Eens piepen wat we achter die deuren en in die geheime gangen aantreffen.
- Het hart: dat is de pomp die het bloed van je neus tot je kleine teen voert en terug. En bloed is de postbode die pakjes zuurstof en voedsel naar alle uithoeken brengt.
- De lever is een grote voorraadkast: hij zuigt de voedingsstoffen en ook gif uit het bloed. Het gif gaat naar de kaka, want het moet weg uit het lichaam. De goede stoffen gaan naar een grote voorraadkast.
- De longen zijn twee ballonnen die lucht inademen.
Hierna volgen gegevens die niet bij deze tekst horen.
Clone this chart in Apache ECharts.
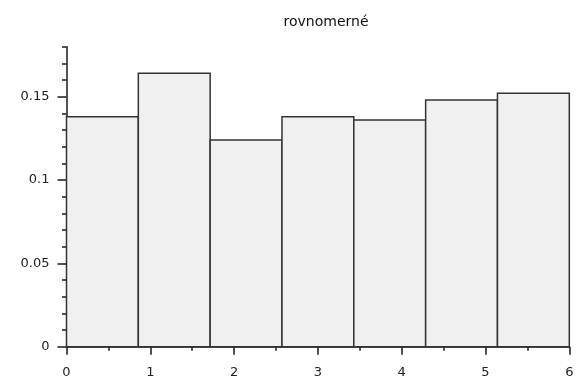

Het bloed komt de zuurstof uit de lucht halen om ze in ons lijf rond te delen en brengt de afvallucht (CO2) terug naar de longen om hem uit te ademen.
- De nieren zijn de badkamer: ze schrobben de bloedlichaampjes die daar toekomen. Het vuil en de afvalstoffen stromen mee met het badwater en worden zo pipi. Die gaat naar de blaas en vandaar naar het toilet. Je nieren hebben water nodig om te schrobben, daarom moet je regelmatig een glaasje water drinken.
- Spieren worden vergeleken met elastieken die aan onze botten vastzitten. Die worden eerst korter en dikker en meteen daarna langer en dunner. Die afwisseling maakt beweging en zorgt ervoor dat we kunnen springen, dansen, praten, eten ...
- Smaken herkennen we met 5 voelsprietjes op de tong: zoet, zuur, bitter, zout, umami, er is een voelspriet voor elke soort smaak. In de mond zit er ook een speekselmachine die waterdruppeltjes loslaat om het voedsel beter te kunnen kauwen en doorslikken.
- Hoe maken mama en papa een kindje? Papa’s hebben zaadjes in de balletjes onder hun piemel; die lijken op superkleine kikkervisjes. Mama’s hebben een boompje met eitjes in hun buik. Als mama en papa een kindje willen, schiet de papa met zijn piemel de kikkervisjes door de tunnel (vagina) die naar een eitje van dat boompje loopt. De beste kikkervis wint het eitje!
- Waarom moet je je tanden poetsen? Als je snoept, blijft er wat suiker op je tanden hangen. De bacteriën zijn gek op die suiker en gaan picknicken op je tanden. Maar ze eten niet alleen de suiker op, ze eten ook stukjes van je tanden waardoor je gaatjes krijgt. Als je elke dag je tanden poetst, blijven die bacteriën weg.
- Wat is een virus: je wordt ziek omdat een virus met zijn leger door de lucht van de ene mond in de andere vliegt. Dat virusleger valt ons bloedleger aan en plots voelen we ons vreselijk ziek. Het aangevallen bloed belt met de hersencomputer om te beschrijven hoe het virus eruitziet en zo weet onze computer welk leger het moet inzetten om de vijand te verjagen. Na een paar dagen oorlog (koorts) wint je lijf meestal zelf de strijd.
- Wat is antibiotica? Het zijn pilletjes met kleine legertjes eigenlijk die de bacteriën doden. De antibioticasoldaten kunnen alleen tegen bacteriën vechten, niet tegen virussen.
En zo worden alle onderdelen van het lichaam en alles wat er mee verband houdt haarfijn uitgelegd.
Wat als het kasteel belaagd wordt?
Het boek helpt je kroost niet alleen om het eigen lichaam te leren kennen en begrijpen. Kinderen hebben ook behoefte aan informatie ‘op kindermaat’ om kleinere en grotere trauma’s te verwerken zoals pijn, ziekte, kanker, enge verhalen van vriendjes of familieleden. Een opname in het ziekenhuis, een (groot)ouder die kanker heeft, een prikje krijgen ... het kan vroeg of laat een grote impact hebben op een kind! En humor is nog altijd de beste manier om het kind bij het probleem te betrekken en uit te leggen wat er aan de hand is.